Le président de la République a réussi à faire intégrer l’idée qu’il fallait économiser l’argent public. Jusqu’à l’équivalent de 50 milliards d’euros par an en 2017. Voilà une opération courageuse. Elle représente l’équivalent de l’ensemble du budget du ministère de l’Education nationale, du primaire au lycée. Les lobbies de la dépense - aussi puissants que ceux des niches fiscales - défendent déjà leur cause. Au premier poste évoqué, la politique familiale. Les conservateurs - qui par ailleurs voudraient doubler les économies budgétaires - sont déjà sur les barricades. Cela promet quelques beaux débats. On va raboter là où cela fait le moins de bruit, pas toujours là où l’argent public est le moins nécessaire : dans les prestations sociales notamment. Plutôt que d’utiliser ces économies pour répondre aux besoins de la population - dont toute une partie prend la crise de plein fouet - le gouvernement n’a rien trouvé de mieux à faire que de les jeter par la fenêtre : 46 milliards par an destinés à réduire les prélèvements des entreprises et des ménages.

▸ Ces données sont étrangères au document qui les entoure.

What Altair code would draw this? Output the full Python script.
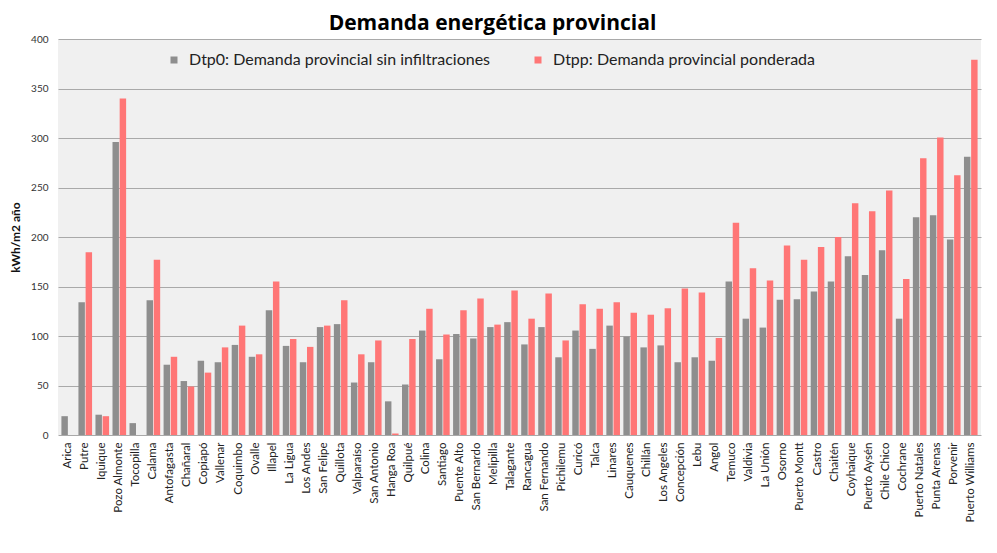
import altair as alt
import pandas as pd

provincias = [
    "Arica", "Putre", "Iquique", "Pozo Almonte", "Tocopilla", "Calama", "Antofagasta",
    "Chañaral", "Copiapó", "Vallenar", "Coquimbo", "Ovalle", "Illapel", "La Ligua",
    "Los Andes", "San Felipe", "Quillota", "Valparaíso", "San Antonio", "Hanga Roa",
    "Quilpué", "Colina", "Santiago", "Puente Alto", "San Bernardo", "Melipilla",
    "Talagante", "Rancagua", "San Fernando", "Pichilemu", "Curicó", "Talca", "Linares",
    "Cauquenes", "Chillán", "Los Angeles", "Concepción", "Lebu", "Angol", "Temuco",
    "Valdivia", "La Unión", "Osorno", "Puerto Montt", "Castro", "Chaitén", "Coyhaique",
    "Puerto Aysén", "Chile Chico", "Cochrane", "Puerto Natales", "Punta Arenas",
    "Porvenir", "Puerto Williams",
]

dtp0 = [
    19, 134, 20.5, 296, 12, 136, 71, 54.5, 75, 73.5, 91, 79, 126, 90, 73.5, 109,
    112, 53, 73.5, 34, 51, 105.5, 76.5, 102, 97.5, 109, 114, 91.5, 109, 78.5,
    105.5, 87, 110.5, 99.5, 88.5, 90.5, 73.5, 78.5, 75, 155, 117.5, 108.5, 136.5,
    137, 145, 155, 180.5, 161.5, 186.5, 117.5, 220, 222, 197.5, 281,
]

dtpp = [
    0, 184.5, 19, 340, 0, 177, 79, 49, 63, 88.5, 110.5, 81.5, 155, 97, 89, 110.5,
    136, 81.5, 95.5, 1.5, 97, 127.5, 101.5, 126, 138, 111.5, 146, 117.5, 143, 95.5,
    132, 127.5, 134, 123.5, 121.5, 128, 148, 144, 98, 214.5, 168.5, 156, 191.5,
    177, 190, 200, 234, 226, 247, 157.5, 279.5, 300.5, 262.5, 379,
]

series = [
    "Dtp0: Demanda provincial sin infiltraciones",
    "Dtpp: Demanda provincial ponderada",
]
colores = ["#8e8e8e", "#ff7676"]

rows = []
for p, a, b in zip(provincias, dtp0, dtpp):
    rows.append({"provincia": p, "serie": series[0], "valor": a})
    rows.append({"provincia": p, "serie": series[1], "valor": b})
df = pd.DataFrame(rows)

FONT = "Lato"

chart = alt.Chart(df).mark_bar().encode(
    x=alt.X(
        "provincia:N",
        sort=provincias,
        scale=alt.Scale(paddingInner=0.2, paddingOuter=0.2),
        axis=alt.Axis(
            title=None, labelAngle=-90, labelFontSize=11.5, labelColor="#222222",
            labelPadding=7, ticks=False, domain=False, labelFont=FONT,
        ),
    ),
    xOffset=alt.XOffset(
        "serie:N", scale=alt.Scale(domain=series, paddingInner=0.1)
    ),
    y=alt.Y(
        "valor:Q",
        scale=alt.Scale(domain=[0, 400], nice=False),
        axis=alt.Axis(
            title="kWh/m2 año", values=list(range(0, 401, 50)), labelFontSize=10,
            labelColor="#333333", labelPadding=10, ticks=False, domain=False,
            gridColor="#a9a9a9", gridWidth=1.2, titleFontSize=12,
            titleFontWeight="bold", titleColor="#111111", titlePadding=8,
            labelFont=FONT, titleFont=FONT,
        ),
    ),
    color=alt.Color(
        "serie:N",
        scale=alt.Scale(domain=series, range=colores),
        legend=alt.Legend(
            title=None, orient="none", legendX=108, legendY=13,
            direction="horizontal", symbolType="square", symbolSize=49,
            symbolStrokeWidth=0, labelFontSize=16, labelFont=FONT,
            labelColor="#222222", columnPadding=39, labelOffset=7, padding=0,
            labelLimit=400,
        ),
    ),
).properties(
    width=923,
    height=396,
    title=alt.TitleParams(
        "Demanda energética provincial", fontSize=21, font="Open Sans",
        fontWeight="bold", color="#000000", anchor="middle", dx=-27, offset=0,
    ),
    padding={"left": 50, "top": 31, "right": 8, "bottom": 110},
    autosize=alt.AutoSizeParams(type="none"),
).configure_view(
    fill="#f0f0f0", stroke=None
)

chart.save("out.html", embed_options={"renderer": "svg", "actions": False})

Cette politique [1], née dans les cerveaux d’une poignée d’énarques de l’Élysée, conduit à une faillite économique et sociale. Comment l’expliquer ? Trois grands facteurs ont joué.
Premier point : le pouvoir a perdu le contact avec la société. (...)
Deuxième point : les catégories les plus favorisées maîtrisent la communication publique et savent utiliser les médias comme caisse de résonance. (...)
Troisième point : le gouvernement paie sa démagogie anti-riches de l’été 2012 [3]. (...)
Faire payer les plus aisés, qui continuent de s’enrichir quand la France s’enfonce, est une bonne chose. Prétendre qu’eux seuls doivent payer dans une crise comme celle que l’on connaît aujourd’hui et que l’on peut s’épargner un effort plus général est un mensonge économique et une faute politique. L’universalisme de l’impôt assure la légitimité de la redistribution. C’est parce que chacun met la main à la poche, que l’on peut prendre au riche pour donner au pauvre. Concentrer l’impôt sur le revenu en exonérant encore plus de foyers est exactement l’inverse de ce qu’il conviendrait de faire.
Que l’on soit de gauche ou de droite, l’alternative consiste à défendre le sens de l’effort collectif associé à un projet d’ensemble. Malheureusement, la démagogie l’a emporté dans les deux camps (...)
La droite va reprendre la barre, mais elle est dépassée. Des communicants malins à l’Elysée ont réussi à lui piquer sa politique. (...)
Si gauche et droite ne se ressaisissent pas, c’est l’extrême droite qui raflera la mise.